(Source code of charts)
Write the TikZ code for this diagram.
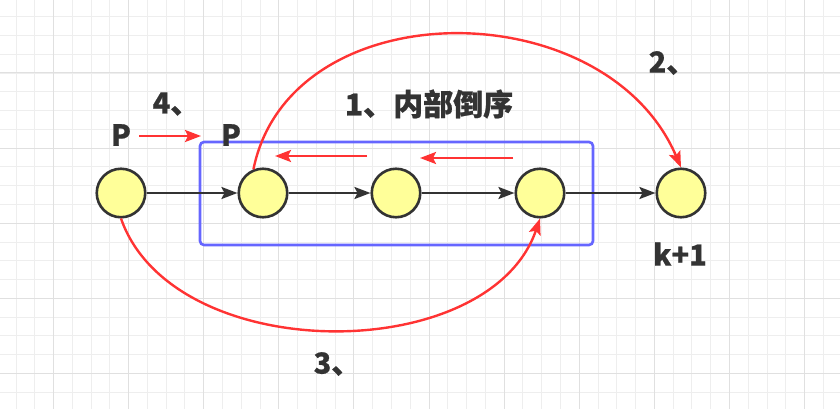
\documentclass[tikz,border=0pt]{standalone}
\usepackage{fontspec}
\newfontfamily\cjk{Noto Sans CJK SC}[BoldFeatures={FakeBold=0.6}]
\usetikzlibrary{arrows.meta}
\definecolor{gridminor}{HTML}{EEEEEE}
\definecolor{gridmajor}{HTML}{E0E0E0}
\definecolor{nodefill}{HTML}{FFFF99}
\definecolor{nodeline}{HTML}{333333}
\definecolor{redline}{HTML}{FF3333}
\definecolor{blueline}{HTML}{6666FF}
\definecolor{textc}{HTML}{333333}
\begin{document}
\begin{tikzpicture}[x=1pt,y=-1pt,
  listnode/.style={circle,draw=nodeline,fill=nodefill,line width=2.6pt,minimum size=48.5pt,inner sep=0pt},
  blackarrow/.style={draw=nodeline,line width=2.2pt,-{Stealth[length=16pt,width=12pt,inset=3pt]}},
  redarrow/.style={draw=redline,line width=2.4pt,-{Stealth[length=16pt,width=12pt,inset=3pt]}},
  lbl/.style={text=textc,font=\cjk\bfseries\fontsize{29}{34}\selectfont,inner sep=0pt},
  title/.style={text=textc,font=\cjk\bfseries\fontsize{30}{36}\selectfont,inner sep=0pt},
  gminor/.style={draw=gridminor,line width=1pt},
  gmajor/.style={draw=gridmajor,line width=1pt}]
\useasboundingbox (0,0) rectangle (840,409);
\fill[white] (0,0) rectangle (840,409);
% grid
\foreach \i in {0,...,44} {\draw[gminor] ({16+\i*18.775},0) -- ({16+\i*18.775},409);}
\foreach \i in {0,...,21} {\draw[gminor] (0,{16.7+\i*18.775}) -- (840,{16.7+\i*18.775});}
\foreach \i in {0,...,10} {\draw[gmajor] ({53.5+\i*75.1},0) -- ({53.5+\i*75.1},409);}
\foreach \i in {0,...,4} {\draw[gmajor] (0,{73+\i*75.1}) -- (840,{73+\i*75.1});}
% blue box
\draw[blueline,line width=2.6pt,rounded corners=4pt] (200,142) rectangle (593,245);
% nodes
\node[listnode] (n1) at (121,193) {};
\node[listnode] (n2) at (263,193) {};
\node[listnode] (n3) at (396,193) {};
\node[listnode] (n4) at (540,193) {};
\node[listnode] (n5) at (681,193) {};
% black connectors
\draw[blackarrow] (n1) -- (n2);
\draw[blackarrow] (n2) -- (n3);
\draw[blackarrow] (n3) -- (n4);
\draw[blackarrow] (n4) -- (n5);
% red reverse arrows
\coordinate (r1s) at (367,156);
\coordinate (r1e) at (275,156);
\coordinate (r2s) at (513,158);
\coordinate (r2e) at (420,158);
\draw[redarrow] (r1s) -- (r1e);
\draw[redarrow] (r2s) -- (r2e);
% P -> P arrow
\coordinate (ps) at (139,136);
\coordinate (pe) at (201,136);
\draw[redarrow] (ps) -- (pe);
% curve 2
\draw[redarrow] (n2.112) .. controls (290,-10) and (605,-10) .. (n5.north);
% curve 3
\draw[redarrow] (n1.south) .. controls (173,367) and (489,367) .. (n4.south);
% labels
\node[lbl] (l4) at (176,104) {4、};
\node[lbl] (pl) at (121,135) {P};
\node[lbl] (pr) at (231,135) {P};
\node[title] (t1) at (429,104) {1、内部倒序};
\node[lbl] (l2) at (672,63) {2、};
\node[lbl] (lk) at (680,254) {k+1};
\node[lbl] (l3) at (337,364) {3、};
\end{tikzpicture}
\end{document}
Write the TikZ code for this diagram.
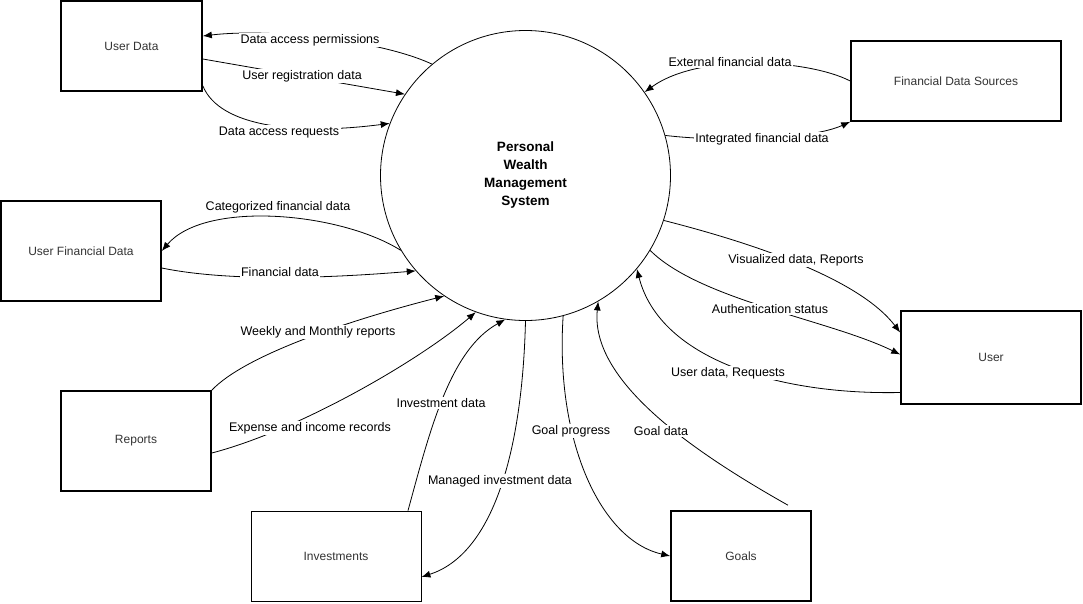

> **The exercise**: Transcribe the material exactly, keeping every word and none of the pictures.

> **Exercise output**:
Write the TikZ code for this diagram.
\documentclass[tikz,border=0pt]{standalone}
\usepackage{fontspec}
\newfontfamily\cjk{Noto Sans CJK SC}[BoldFeatures={FakeBold=0.6}]
\usetikzlibrary{arrows.meta}
\definecolor{gridminor}{HTML}{EEEEEE}
\definecolor{gridmajor}{HTML}{E0E0E0}
\definecolor{nodefill}{HTML}{FFFF99}
\definecolor{nodeline}{HTML}{333333}
\definecolor{redline}{HTML}{FF3333}
\definecolor{blueline}{HTML}{6666FF}
\definecolor{textc}{HTML}{333333}
\begin{document}
\begin{tikzpicture}[x=1pt,y=-1pt,
  listnode/.style={circle,draw=nodeline,fill=nodefill,line width=2.6pt,minimum size=48.5pt,inner sep=0pt},
  blackarrow/.style={draw=nodeline,line width=2.2pt,-{Stealth[length=16pt,width=12pt,inset=3pt]}},
  redarrow/.style={draw=redline,line width=2.4pt,-{Stealth[length=16pt,width=12pt,inset=3pt]}},
  lbl/.style={text=textc,font=\cjk\bfseries\fontsize{29}{34}\selectfont,inner sep=0pt},
  title/.style={text=textc,font=\cjk\bfseries\fontsize{30}{36}\selectfont,inner sep=0pt},
  gminor/.style={draw=gridminor,line width=1pt},
  gmajor/.style={draw=gridmajor,line width=1pt}]
\useasboundingbox (0,0) rectangle (840,409);
\fill[white] (0,0) rectangle (840,409);
% grid
\foreach \i in {0,...,44} {\draw[gminor] ({16+\i*18.775},0) -- ({16+\i*18.775},409);}
\foreach \i in {0,...,21} {\draw[gminor] (0,{16.7+\i*18.775}) -- (840,{16.7+\i*18.775});}
\foreach \i in {0,...,10} {\draw[gmajor] ({53.5+\i*75.1},0) -- ({53.5+\i*75.1},409);}
\foreach \i in {0,...,4} {\draw[gmajor] (0,{73+\i*75.1}) -- (840,{73+\i*75.1});}
% blue box
\draw[blueline,line width=2.6pt,rounded corners=4pt] (200,142) rectangle (593,245);
% nodes
\node[listnode] (n1) at (121,193) {};
\node[listnode] (n2) at (263,193) {};
\node[listnode] (n3) at (396,193) {};
\node[listnode] (n4) at (540,193) {};
\node[listnode] (n5) at (681,193) {};
% black connectors
\draw[blackarrow] (n1) -- (n2);
\draw[blackarrow] (n2) -- (n3);
\draw[blackarrow] (n3) -- (n4);
\draw[blackarrow] (n4) -- (n5);
% red reverse arrows
\coordinate (r1s) at (367,156);
\coordinate (r1e) at (275,156);
\coordinate (r2s) at (513,158);
\coordinate (r2e) at (420,158);
\draw[redarrow] (r1s) -- (r1e);
\draw[redarrow] (r2s) -- (r2e);
% P -> P arrow
\coordinate (ps) at (139,136);
\coordinate (pe) at (201,136);
\draw[redarrow] (ps) -- (pe);
% curve 2
\draw[redarrow] (n2.112) .. controls (290,-10) and (605,-10) .. (n5.north);
% curve 3
\draw[redarrow] (n1.south) .. controls (173,367) and (489,367) .. (n4.south);
% labels
\node[lbl] (l4) at (176,104) {4、};
\node[lbl] (pl) at (121,135) {P};
\node[lbl] (pr) at (231,135) {P};
\node[title] (t1) at (429,104) {1、内部倒序};
\node[lbl] (l2) at (672,63) {2、};
\node[lbl] (lk) at (680,254) {k+1};
\node[lbl] (l3) at (337,364) {3、};
\end{tikzpicture}
\end{document}
Write the TikZ code for this diagram.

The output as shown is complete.